Ben took part in a lesson designed by Paddington Academy's Business Studies teacher to raise awareness of the EU referendum and gave the students a chance to practise their presenting skills.
First, Ben asked the students to list the qualities they think a good presenter should possess, and discuss how they think a good chair would conduct an interview or debate. The Paddington Academy Business students came up with fantastic suggestions, listing qualities like articulation, confidence, and projection as signs of a good presenter.
Ben also offered his own presenting tips to the class:
It's not about you
As a presenter, it's important to acknowledge that it's always about your guests. Ben stressed that the objective of presenting is not to steal the limelight. Viewers are watching and listening because they want to hear from a variety of voices, not just you.
The importance of impartiality
Leading on from the point above, Ben pointed out that the BBC pride themselves on being impartial. Viewers don't want to hear the presenter's opinion, they want to hear from the industry experts. The aim is to present a balanced view and avoid personal bias.
Ben and the students discussed presentation styles, and compared those of Fox News reporters with the BBC. It was an interesting discussion, as it gave the students a window into how news reporters can influence public perception.
Presenters are facilitators
A good presenter can facilitate an interesting and engaging debate, give equal opportunity to her guests, and present a balanced view within a short time frame. Therefore, a good presenter needs to ask open questions and allow her guests to make their point, whilst keeping the debate contained within a tight time schedule.
Practising their Skills
To apply their new skills, the GCSE students brainstormed the arguments for and against 'Brexit' in the pending EU referendum, focusing on areas such as business, immigration, economy and sovereignty. In groups of three, students were tasked with scripting the most compelling arguments for both sides and to present their findings in a mini-debate. Within their groups, one student would argue for, one against, and a third would introduce and moderate the debate.
The GCSE students presented their debates to the rest of the class, and received feedback from Ben on the clarity of their arguments. One student who participated in the day said, "I learnt a lot of good ways to prepare myself when speaking in front of a people and sounding really confident!"

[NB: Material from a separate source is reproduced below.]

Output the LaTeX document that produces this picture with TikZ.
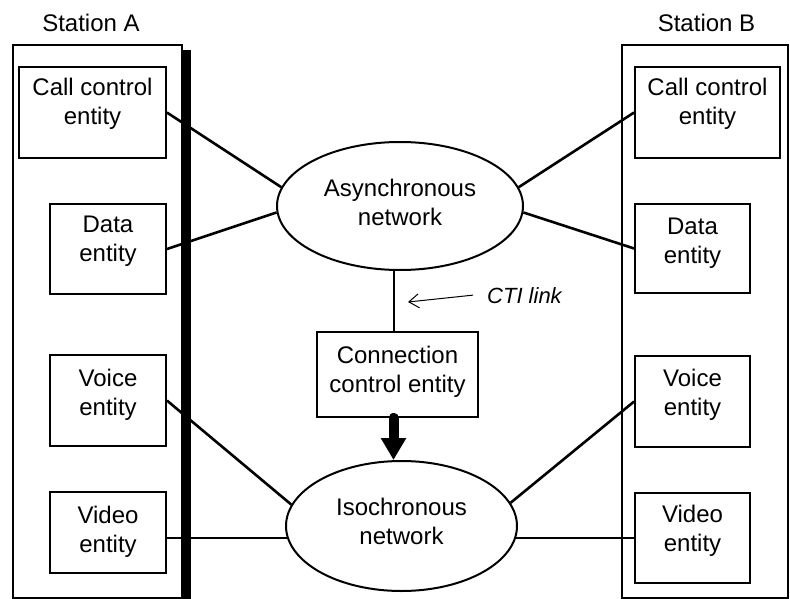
\documentclass[tikz,border=0pt]{standalone}
\usepackage{fontspec}
\setmainfont{Liberation Sans}
\usetikzlibrary{shapes.geometric,arrows.meta}
\begin{document}
\begin{tikzpicture}[x=1pt,y=-1pt,
  every node/.style={font=\fontsize{24}{29}\selectfont, align=center},
  frame/.style={draw, line width=2pt, anchor=north west, inner sep=0pt},
  ebox/.style={draw, line width=1.8pt, inner sep=0pt},
  netw/.style={draw, ellipse, line width=2pt, inner sep=0pt},
  wire/.style={line width=2.6pt},
  txt/.style={inner sep=0pt}
]
\useasboundingbox (0,0) rectangle (790,599);

% station frames and titles
\node[frame, minimum width=169pt, minimum height=553pt] (sa) at (12,44) {};
\node[frame, minimum width=166pt, minimum height=553pt] (sb) at (621,44) {};
\fill (182,50) rectangle (191,599);
\node[txt] (ta) at (91,23) {Station A};
\node[txt] (tb) at (706.5,23) {Station B};

% entities of station A
\node[ebox, minimum width=147pt, minimum height=91pt] (ac) at (92.5,112.5) {};
\node[txt] at ([yshift=9pt]ac.center) {Call control\\entity};
\node[ebox, minimum width=116pt, minimum height=90pt] (ad) at (108,249) {};
\node[txt] at ([yshift=8pt]ad.center) {Data\\entity};
\node[ebox, minimum width=116pt, minimum height=91pt] (av) at (108,400.5) {};
\node[txt] at ([yshift=6pt]av.center) {Voice\\entity};
\node[ebox, minimum width=116pt, minimum height=81pt] (aw) at (108,532.5) {};
\node[txt] at ([yshift=1pt]aw.center) {Video\\entity};

% entities of station B
\node[ebox, minimum width=145pt, minimum height=91pt] (bc) at (707.5,112.5) {};
\node[txt] at ([yshift=9pt]bc.center) {Call control\\entity};
\node[ebox, minimum width=115pt, minimum height=89pt] (bd) at (692.5,248.5) {};
\node[txt] at ([yshift=5pt]bd.center) {Data\\entity};
\node[ebox, minimum width=115pt, minimum height=91pt] (bv) at (692.5,401.5) {};
\node[txt] at ([yshift=7pt]bv.center) {Voice\\entity};
\node[ebox, minimum width=115pt, minimum height=90pt] (bw) at (692.5,538) {};
\node[txt] at ([yshift=7pt]bw.center) {Video\\entity};

% networks and connection control
\node[netw, minimum width=246pt, minimum height=128pt] (async) at (400,206) {};
\node[txt] at ([yshift=4pt]async.center) {Asynchronous\\network};
\node[netw, minimum width=231pt, minimum height=130pt] (iso) at (401.5,526) {};
\node[txt] at ([yshift=5pt]iso.center) {Isochronous\\network};
\node[ebox, minimum width=161pt, minimum height=85pt] (cc) at (397.5,374.5) {};
\node[txt] at ([yshift=3pt]cc.center) {Connection\\control entity};

% links to the asynchronous network
\draw[wire] (ac.east) -- (async.171);
\draw[wire] (ad.east) -- (async.183);
\draw[wire] (bc.west) -- (async.9);
\draw[wire] (bd.west) -- (async.357);

% links to the isochronous network
\draw[wire] (av.east) -- (iso.169);
\draw[wire] ([yshift=-5.5pt]aw.east) -- ([yshift=-5.5pt,xshift=2pt]aw.east -| iso.west);
\draw[wire] (bv.west) -- (iso.12);
\draw[wire] (bw.west) -- ([xshift=-2pt]bw.west -| iso.east);

% CTI link
\draw[line width=2pt] ([xshift=-4pt]cc.north) -- ([xshift=-4pt]cc.north |- async.south);
\node[txt, font=\fontsize{22}{26}\selectfont\itshape, anchor=base west] (cti) at (487,303) {CTI link};
\coordinate (ctitip) at (408,302);
\draw[line width=1pt, -{Straight Barb[length=10pt,width=14pt]}] ([xshift=-14pt]cti.west) -- (ctitip);

% control of the isochronous network
\draw[line width=10pt, line cap=round, -{Triangle[length=22pt,width=24pt]}]
  ([xshift=-4pt]cc.south) -- ([xshift=-4pt]cc.south |- iso.north);
\end{tikzpicture}
\end{document}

Finally, Ben opened up a Q&A session to the Business Studies students, and tackled some great questions:
"Do you think we should leave the EU?" - great question from the Business students who were intrigued to hear Ben's personal opinion after all that talk about impartiality!
"What qualifications do you need to work for the BBC as a presenter or a journalist?" It was lovely to see that Ben had inspired some of the students to consider a career in journalism! Ben explained that he pursued his passion for business rather than studying journalism or media studies. He also said that he is living proof that anyone can start at the bottom and work their way to the top.
"Can you arrange a trip for us to visit your studios?" Another wonderfully resourceful question, and if the answer is "yes," I hope the Tutorfair Foundation team get to tag along!
Ben Thompson was a truly inspiring guest, and the debate was a fantastic way to bring current events to the classroom and discuss politics interactively. Thank you, Ben!